"""

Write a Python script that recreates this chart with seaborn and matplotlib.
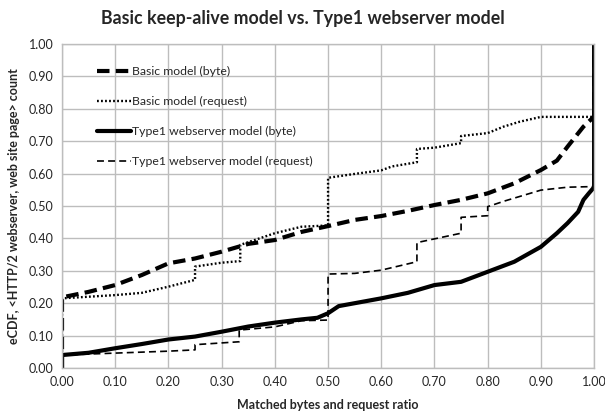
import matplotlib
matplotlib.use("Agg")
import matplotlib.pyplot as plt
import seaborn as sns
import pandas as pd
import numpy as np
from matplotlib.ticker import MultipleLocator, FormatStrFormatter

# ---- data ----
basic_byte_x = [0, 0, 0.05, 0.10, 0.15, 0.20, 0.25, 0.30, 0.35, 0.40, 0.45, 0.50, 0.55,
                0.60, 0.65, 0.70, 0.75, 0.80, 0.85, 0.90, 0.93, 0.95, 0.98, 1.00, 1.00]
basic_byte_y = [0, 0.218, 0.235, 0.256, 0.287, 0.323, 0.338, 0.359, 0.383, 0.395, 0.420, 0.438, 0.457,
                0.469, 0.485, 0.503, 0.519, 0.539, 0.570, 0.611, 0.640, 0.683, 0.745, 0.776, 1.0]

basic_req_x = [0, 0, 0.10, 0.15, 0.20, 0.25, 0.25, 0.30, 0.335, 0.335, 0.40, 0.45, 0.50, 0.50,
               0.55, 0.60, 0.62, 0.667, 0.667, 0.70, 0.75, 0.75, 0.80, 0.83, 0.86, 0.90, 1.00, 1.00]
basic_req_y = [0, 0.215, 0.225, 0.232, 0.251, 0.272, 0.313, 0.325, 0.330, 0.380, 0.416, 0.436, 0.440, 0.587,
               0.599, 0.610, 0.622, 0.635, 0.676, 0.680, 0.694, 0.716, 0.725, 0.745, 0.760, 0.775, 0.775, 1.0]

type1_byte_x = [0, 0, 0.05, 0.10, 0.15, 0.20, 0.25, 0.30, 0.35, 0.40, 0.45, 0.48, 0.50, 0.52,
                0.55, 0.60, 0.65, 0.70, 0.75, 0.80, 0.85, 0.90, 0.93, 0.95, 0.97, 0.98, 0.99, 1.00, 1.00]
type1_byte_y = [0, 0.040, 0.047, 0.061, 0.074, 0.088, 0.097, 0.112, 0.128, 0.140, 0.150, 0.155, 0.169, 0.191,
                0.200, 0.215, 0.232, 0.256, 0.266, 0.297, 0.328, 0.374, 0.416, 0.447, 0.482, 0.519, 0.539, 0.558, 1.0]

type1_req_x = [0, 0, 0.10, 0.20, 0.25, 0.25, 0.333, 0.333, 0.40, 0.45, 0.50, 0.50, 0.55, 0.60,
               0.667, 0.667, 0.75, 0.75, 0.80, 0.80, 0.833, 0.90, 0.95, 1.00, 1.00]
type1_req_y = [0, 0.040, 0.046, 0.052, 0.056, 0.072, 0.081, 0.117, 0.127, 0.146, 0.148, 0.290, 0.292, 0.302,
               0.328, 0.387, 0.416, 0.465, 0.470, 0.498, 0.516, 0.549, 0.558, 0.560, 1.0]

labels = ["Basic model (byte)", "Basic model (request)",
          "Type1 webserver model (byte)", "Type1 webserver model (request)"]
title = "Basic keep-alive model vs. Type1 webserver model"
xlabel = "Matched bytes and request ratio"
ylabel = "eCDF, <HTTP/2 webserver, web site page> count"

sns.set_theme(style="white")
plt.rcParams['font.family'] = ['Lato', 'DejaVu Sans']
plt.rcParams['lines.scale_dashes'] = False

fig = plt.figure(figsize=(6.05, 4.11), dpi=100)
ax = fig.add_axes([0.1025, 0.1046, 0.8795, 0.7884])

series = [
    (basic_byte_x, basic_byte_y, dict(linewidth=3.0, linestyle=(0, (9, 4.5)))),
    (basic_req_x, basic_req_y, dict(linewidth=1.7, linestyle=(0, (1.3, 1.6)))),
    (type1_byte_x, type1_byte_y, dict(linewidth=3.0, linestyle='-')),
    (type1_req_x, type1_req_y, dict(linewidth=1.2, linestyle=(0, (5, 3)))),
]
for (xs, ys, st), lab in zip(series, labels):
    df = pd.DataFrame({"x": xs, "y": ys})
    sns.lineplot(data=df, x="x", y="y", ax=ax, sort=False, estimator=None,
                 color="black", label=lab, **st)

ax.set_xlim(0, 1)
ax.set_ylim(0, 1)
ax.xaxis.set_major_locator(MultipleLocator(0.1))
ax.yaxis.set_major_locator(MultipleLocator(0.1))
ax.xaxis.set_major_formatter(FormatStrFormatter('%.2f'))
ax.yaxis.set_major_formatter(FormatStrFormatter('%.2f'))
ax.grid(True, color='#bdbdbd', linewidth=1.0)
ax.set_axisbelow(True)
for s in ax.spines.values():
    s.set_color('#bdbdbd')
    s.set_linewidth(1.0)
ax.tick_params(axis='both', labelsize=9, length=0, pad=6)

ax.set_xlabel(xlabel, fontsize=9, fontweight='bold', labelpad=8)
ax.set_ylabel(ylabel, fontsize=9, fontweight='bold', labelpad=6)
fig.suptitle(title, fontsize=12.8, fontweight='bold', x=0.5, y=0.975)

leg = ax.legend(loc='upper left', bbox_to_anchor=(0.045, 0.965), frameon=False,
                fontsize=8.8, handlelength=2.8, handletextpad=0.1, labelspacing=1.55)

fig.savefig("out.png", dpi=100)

"""

Without the pictures, write out all of the material exactly.

Write a Python script that recreates this chart with seaborn and matplotlib.
import matplotlib
matplotlib.use("Agg")
import matplotlib.pyplot as plt
import seaborn as sns
import pandas as pd
import numpy as np
from matplotlib.ticker import MultipleLocator, FormatStrFormatter

# ---- data ----
basic_byte_x = [0, 0, 0.05, 0.10, 0.15, 0.20, 0.25, 0.30, 0.35, 0.40, 0.45, 0.50, 0.55,
                0.60, 0.65, 0.70, 0.75, 0.80, 0.85, 0.90, 0.93, 0.95, 0.98, 1.00, 1.00]
basic_byte_y = [0, 0.218, 0.235, 0.256, 0.287, 0.323, 0.338, 0.359, 0.383, 0.395, 0.420, 0.438, 0.457,
                0.469, 0.485, 0.503, 0.519, 0.539, 0.570, 0.611, 0.640, 0.683, 0.745, 0.776, 1.0]

basic_req_x = [0, 0, 0.10, 0.15, 0.20, 0.25, 0.25, 0.30, 0.335, 0.335, 0.40, 0.45, 0.50, 0.50,
               0.55, 0.60, 0.62, 0.667, 0.667, 0.70, 0.75, 0.75, 0.80, 0.83, 0.86, 0.90, 1.00, 1.00]
basic_req_y = [0, 0.215, 0.225, 0.232, 0.251, 0.272, 0.313, 0.325, 0.330, 0.380, 0.416, 0.436, 0.440, 0.587,
               0.599, 0.610, 0.622, 0.635, 0.676, 0.680, 0.694, 0.716, 0.725, 0.745, 0.760, 0.775, 0.775, 1.0]

type1_byte_x = [0, 0, 0.05, 0.10, 0.15, 0.20, 0.25, 0.30, 0.35, 0.40, 0.45, 0.48, 0.50, 0.52,
                0.55, 0.60, 0.65, 0.70, 0.75, 0.80, 0.85, 0.90, 0.93, 0.95, 0.97, 0.98, 0.99, 1.00, 1.00]
type1_byte_y = [0, 0.040, 0.047, 0.061, 0.074, 0.088, 0.097, 0.112, 0.128, 0.140, 0.150, 0.155, 0.169, 0.191,
                0.200, 0.215, 0.232, 0.256, 0.266, 0.297, 0.328, 0.374, 0.416, 0.447, 0.482, 0.519, 0.539, 0.558, 1.0]

type1_req_x = [0, 0, 0.10, 0.20, 0.25, 0.25, 0.333, 0.333, 0.40, 0.45, 0.50, 0.50, 0.55, 0.60,
               0.667, 0.667, 0.75, 0.75, 0.80, 0.80, 0.833, 0.90, 0.95, 1.00, 1.00]
type1_req_y = [0, 0.040, 0.046, 0.052, 0.056, 0.072, 0.081, 0.117, 0.127, 0.146, 0.148, 0.290, 0.292, 0.302,
               0.328, 0.387, 0.416, 0.465, 0.470, 0.498, 0.516, 0.549, 0.558, 0.560, 1.0]

labels = ["Basic model (byte)", "Basic model (request)",
          "Type1 webserver model (byte)", "Type1 webserver model (request)"]
title = "Basic keep-alive model vs. Type1 webserver model"
xlabel = "Matched bytes and request ratio"
ylabel = "eCDF, <HTTP/2 webserver, web site page> count"

sns.set_theme(style="white")
plt.rcParams['font.family'] = ['Lato', 'DejaVu Sans']
plt.rcParams['lines.scale_dashes'] = False

fig = plt.figure(figsize=(6.05, 4.11), dpi=100)
ax = fig.add_axes([0.1025, 0.1046, 0.8795, 0.7884])

series = [
    (basic_byte_x, basic_byte_y, dict(linewidth=3.0, linestyle=(0, (9, 4.5)))),
    (basic_req_x, basic_req_y, dict(linewidth=1.7, linestyle=(0, (1.3, 1.6)))),
    (type1_byte_x, type1_byte_y, dict(linewidth=3.0, linestyle='-')),
    (type1_req_x, type1_req_y, dict(linewidth=1.2, linestyle=(0, (5, 3)))),
]
for (xs, ys, st), lab in zip(series, labels):
    df = pd.DataFrame({"x": xs, "y": ys})
    sns.lineplot(data=df, x="x", y="y", ax=ax, sort=False, estimator=None,
                 color="black", label=lab, **st)

ax.set_xlim(0, 1)
ax.set_ylim(0, 1)
ax.xaxis.set_major_locator(MultipleLocator(0.1))
ax.yaxis.set_major_locator(MultipleLocator(0.1))
ax.xaxis.set_major_formatter(FormatStrFormatter('%.2f'))
ax.yaxis.set_major_formatter(FormatStrFormatter('%.2f'))
ax.grid(True, color='#bdbdbd', linewidth=1.0)
ax.set_axisbelow(True)
for s in ax.spines.values():
    s.set_color('#bdbdbd')
    s.set_linewidth(1.0)
ax.tick_params(axis='both', labelsize=9, length=0, pad=6)

ax.set_xlabel(xlabel, fontsize=9, fontweight='bold', labelpad=8)
ax.set_ylabel(ylabel, fontsize=9, fontweight='bold', labelpad=6)
fig.suptitle(title, fontsize=12.8, fontweight='bold', x=0.5, y=0.975)

leg = ax.legend(loc='upper left', bbox_to_anchor=(0.045, 0.965), frameon=False,
                fontsize=8.8, handlelength=2.8, handletextpad=0.1, labelspacing=1.55)

fig.savefig("out.png", dpi=100)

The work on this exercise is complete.